'''

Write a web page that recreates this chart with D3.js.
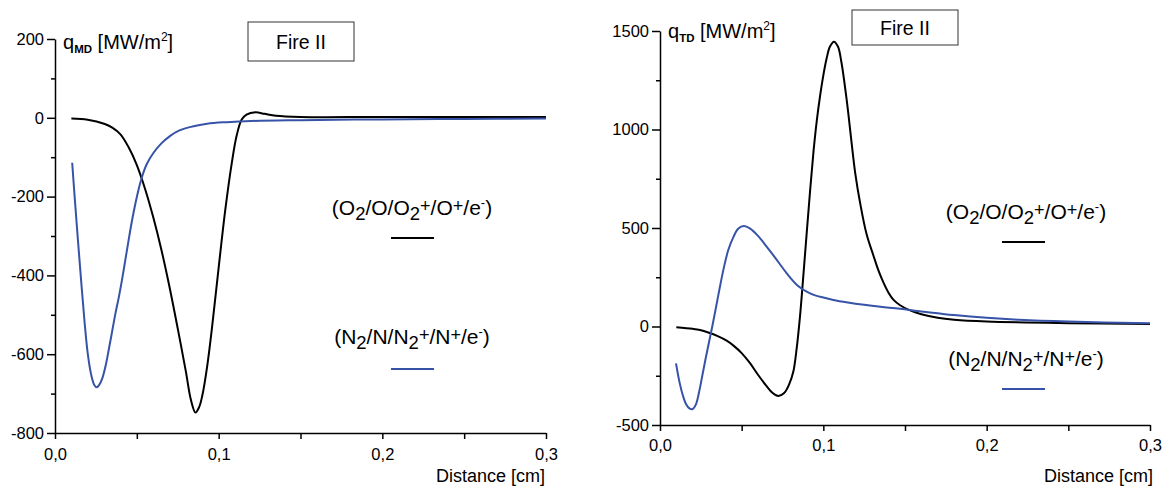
<!DOCTYPE html>
<html>
<head>
<meta charset="utf-8">
<script src="https://cdn.jsdelivr.net/npm/d3@7"></script>
<style>
  body { margin: 0; background: #fff; }
  svg { display: block; font-family: "Liberation Sans", Arial, sans-serif; }
</style>
</head>
<body>
<svg id="chart" width="1166" height="487"></svg>
<script>
// ---- data: [distance cm, heat flux MW/m2] ----
const distTicks = [0, 0.1, 0.2, 0.3];
const distMinor = [0.05, 0.15, 0.25];

const mdTicks = [-800, -600, -400, -200, 0, 200];
const mdMinor = [-700, -500, -300, -100, 100];
const tdTicks = [-500, 0, 500, 1000, 1500];
const tdMinor = [-250, 250, 750, 1250];

// q_MD, O2/O/O2+/O+/e- (black)
const mdOxygen = [
  [0.010, -2], [0.020, -5], [0.030, -15], [0.035, -25], [0.040, -42], [0.045, -75],
  [0.050, -120], [0.055, -180], [0.060, -252], [0.065, -335], [0.070, -430],
  [0.075, -535], [0.080, -645], [0.083, -715], [0.0858, -748], [0.088, -735],
  [0.090, -705], [0.093, -630], [0.096, -530], [0.100, -380], [0.104, -235],
  [0.108, -115], [0.111, -45], [0.114, -5], [0.117, 8], [0.1225, 14], [0.128, 10],
  [0.135, 5], [0.150, 2], [0.200, 2], [0.300, 2]
];
// q_MD, N2/N/N2+/N+/e- (blue)
const mdNitrogen = [
  [0.0105, -114], [0.012, -200], [0.014, -310], [0.016, -415], [0.018, -515],
  [0.020, -598], [0.022, -650], [0.024, -678], [0.0255, -684], [0.027, -678],
  [0.029, -660], [0.031, -628], [0.033, -585], [0.035, -540], [0.037, -495],
  [0.039, -455], [0.041, -410], [0.043, -360], [0.045, -310], [0.047, -262],
  [0.049, -220], [0.051, -183], [0.053, -152], [0.056, -118], [0.060, -90],
  [0.065, -65], [0.070, -47], [0.076, -32], [0.084, -22], [0.093, -15],
  [0.105, -11], [0.120, -8], [0.150, -6], [0.200, -4], [0.250, -3], [0.300, -2]
];
// q_TD, O2/O/O2+/O+/e- (black)
const tdOxygen = [
  [0.010, -4], [0.020, -12], [0.0245, -18], [0.030, -32], [0.035, -48], [0.0408, -72],
  [0.045, -97], [0.050, -135], [0.055, -185], [0.060, -245], [0.065, -300],
  [0.069, -338], [0.0725, -353], [0.076, -338], [0.079, -295], [0.0816, -230],
  [0.0837, -110], [0.0857, 50], [0.0875, 230], [0.0898, 473], [0.092, 700],
  [0.094, 890], [0.096, 1045], [0.098, 1170], [0.100, 1275], [0.102, 1360],
  [0.104, 1420], [0.1065, 1446], [0.109, 1420], [0.111, 1345], [0.1143, 1150],
  [0.117, 955], [0.1195, 780], [0.1225, 628], [0.1265, 468], [0.1306, 362],
  [0.1335, 290], [0.1367, 225], [0.140, 170], [0.143, 135], [0.147, 108],
  [0.152, 86], [0.160, 62], [0.170, 44], [0.180, 34], [0.200, 25], [0.250, 17],
  [0.300, 13]
];
// q_TD, N2/N/N2+/N+/e- (blue)
const tdNitrogen = [
  [0.0098, -187], [0.012, -285], [0.014, -350], [0.016, -395], [0.018, -416],
  [0.0198, -420], [0.022, -395], [0.024, -330], [0.026, -245], [0.028, -160],
  [0.030, -80], [0.032, 0], [0.034, 85], [0.0367, 202], [0.039, 295],
  [0.0418, 388], [0.045, 455], [0.048, 497], [0.0514, 510], [0.055, 498],
  [0.060, 460], [0.0653, 405], [0.070, 355], [0.0776, 270], [0.084, 210],
  [0.0898, 177], [0.095, 158], [0.100, 147], [0.1061, 135], [0.115, 122],
  [0.125, 110], [0.135, 100], [0.147, 90], [0.160, 76], [0.170, 67],
  [0.180, 58], [0.200, 44], [0.220, 34], [0.250, 25], [0.300, 16]
];

const oxygenLabel = [["(O", "n"], ["2", "sub"], ["/O/O", "n"], ["2", "sub"], ["+", "sup"],
                     ["/O", "n"], ["+", "sup"], ["/e", "n"], ["-", "supm"], [")", "n"]];
const nitrogenLabel = [["(N", "n"], ["2", "sub"], ["/N/N", "n"], ["2", "sub"], ["+", "sup"],
                       ["/N", "n"], ["+", "sup"], ["/e", "n"], ["-", "supm"], [")", "n"]];

const BLACK = "#000";
const BLUE = "#3653a8";

const svg = d3.select("#chart");

// text made of pieces with sub/superscripts, shifts done with dy
function richText(g, parts, x, y, anchor, size) {
  let t = g.append("text")
    .attr("x", x).attr("y", y)
    .attr("text-anchor", anchor)
    .attr("font-size", size);
  let shift = 0;
  parts.forEach(function(p) {
    let target = 0, fs = size;
    if (p[1] === "sub") { target = 4.5; fs = size * 0.88; }
    if (p[1] === "sup") { target = -3.5; fs = size * 0.86; }
    if (p[1] === "supm") { target = -8; fs = size * 0.62; }
    t.append("tspan")
      .attr("dy", target - shift)
      .attr("font-size", fs)
      .text(p[0]);
    shift = target;
  });
  return t;
}

function drawPanel(cfg) {
  let g = svg.append("g");
  let x = d3.scaleLinear().domain([0, 0.3]).range(cfg.xRange);
  let y = d3.scaleLinear().domain(cfg.yDomain).range(cfg.yRange);
  let x0 = cfg.xRange[0], yBase = cfg.yRange[0];

  // minor ticks
  g.append("g").attr("transform", `translate(${x0},0)`)
    .call(d3.axisLeft(y).tickValues(cfg.yMinor).tickSize(4).tickFormat(""))
    .call(a => a.select(".domain").remove());
  g.append("g").attr("transform", `translate(0,${yBase})`)
    .call(d3.axisBottom(x).tickValues(distMinor).tickSize(6).tickFormat(""))
    .call(a => a.select(".domain").remove());

  // major axes
  let ya = g.append("g").attr("transform", `translate(${x0},0)`)
    .call(d3.axisLeft(y).tickValues(cfg.yTicks).tickSize(8).tickSizeOuter(0)
      .tickPadding(3).tickFormat(d => String(d)));
  let xa = g.append("g").attr("transform", `translate(0,${yBase})`)
    .call(d3.axisBottom(x).tickValues(distTicks).tickSize(6).tickSizeOuter(0)
      .tickPadding(cfg.xPad).tickFormat(d => d.toFixed(1).replace(".", ",")));

  g.selectAll(".domain, .tick line").attr("stroke", "#000").attr("stroke-width", 1.5);
  [ya, xa].forEach(a => a.attr("font-family", null).attr("font-size", 16.5)
    .selectAll("text").attr("fill", "#000"));

  // curves
  let line = d3.line().x(d => x(d[0])).y(d => y(d[1])).curve(d3.curveCatmullRom.alpha(0.5));
  g.append("path").datum(cfg.oxygen).attr("d", line)
    .attr("fill", "none").attr("stroke", BLACK).attr("stroke-width", 2);
  g.append("path").datum(cfg.nitrogen).attr("d", line)
    .attr("fill", "none").attr("stroke", BLUE).attr("stroke-width", 2);

  // axis titles
  let q = g.append("text").attr("x", x0 + 8).attr("y", cfg.titleY).attr("font-size", 20);
  q.append("tspan").text("q");
  q.append("tspan").attr("dy", 4).attr("font-size", 11.5).attr("font-weight", "bold").text(cfg.sub);
  q.append("tspan").attr("dy", -4).text(" [MW/m");
  q.append("tspan").attr("dy", -8).attr("font-size", 12).text("2");
  q.append("tspan").attr("dy", 8).text("]");

  g.append("text").attr("x", cfg.xRange[1] + cfg.distDx).attr("y", 482)
    .attr("text-anchor", "end").attr("font-size", 18).text("Distance [cm]");

  // Fire II box
  let b = cfg.box;
  g.append("rect").attr("x", b[0]).attr("y", b[1]).attr("width", b[2]).attr("height", b[3])
    .attr("fill", "#fff").attr("stroke", "#333").attr("stroke-width", 1);
  g.append("text").attr("x", b[0] + b[2] / 2).attr("y", b[1] + b[3] / 2 + 7)
    .attr("text-anchor", "middle").attr("font-size", 19.5).text("Fire II");

  // legend
  let L = cfg.legend;
  richText(g, oxygenLabel, L.textX, L.oy, L.anchor, 21);
  g.append("line").attr("x1", L.lx[0]).attr("x2", L.lx[1]).attr("y1", L.oLine).attr("y2", L.oLine)
    .attr("stroke", BLACK).attr("stroke-width", 2);
  richText(g, nitrogenLabel, L.textX, L.ny, L.anchor, 21);
  g.append("line").attr("x1", L.lx[0]).attr("x2", L.lx[1]).attr("y1", L.nLine).attr("y2", L.nLine)
    .attr("stroke", BLUE).attr("stroke-width", 2);
}

drawPanel({
  xRange: [55, 546], yDomain: [-800, 200], yRange: [433, 39],
  yTicks: mdTicks, yMinor: mdMinor, xPad: 9,
  oxygen: mdOxygen, nitrogen: mdNitrogen,
  sub: "MD", titleY: 49, distDx: -1,
  box: [248, 22, 106, 39],
  legend: { textX: 412, anchor: "middle", oy: 215, ny: 344, lx: [391, 434], oLine: 238, nLine: 369 }
});

drawPanel({
  xRange: [660, 1150], yDomain: [-500, 1500], yRange: [425, 31],
  yTicks: tdTicks, yMinor: tdMinor, xPad: 8,
  oxygen: tdOxygen, nitrogen: tdNitrogen,
  sub: "TD", titleY: 38, distDx: 3,
  box: [852, 10, 106, 35],
  legend: { textX: 1026, anchor: "middle", oy: 219, ny: 366, lx: [1002, 1045], oLine: 242, nLine: 389 }
});
</script>
</body>
</html>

'''

WHAT YOU NEED TO DO
Return the material line for line, from its beginning to the line that contains "const tdMinor = [-250, 250, 750, 1250];", with the pictures left out.

WRITTEN ANSWER
Write a web page that recreates this chart with D3.js.
<!DOCTYPE html>
<html>
<head>
<meta charset="utf-8">
<script src="https://cdn.jsdelivr.net/npm/d3@7"></script>
<style>
  body { margin: 0; background: #fff; }
  svg { display: block; font-family: "Liberation Sans", Arial, sans-serif; }
</style>
</head>
<body>
<svg id="chart" width="1166" height="487"></svg>
<script>
// ---- data: [distance cm, heat flux MW/m2] ----
const distTicks = [0, 0.1, 0.2, 0.3];
const distMinor = [0.05, 0.15, 0.25];

const mdTicks = [-800, -600, -400, -200, 0, 200];
const mdMinor = [-700, -500, -300, -100, 100];
const tdTicks = [-500, 0, 500, 1000, 1500];
const tdMinor = [-250, 250, 750, 1250];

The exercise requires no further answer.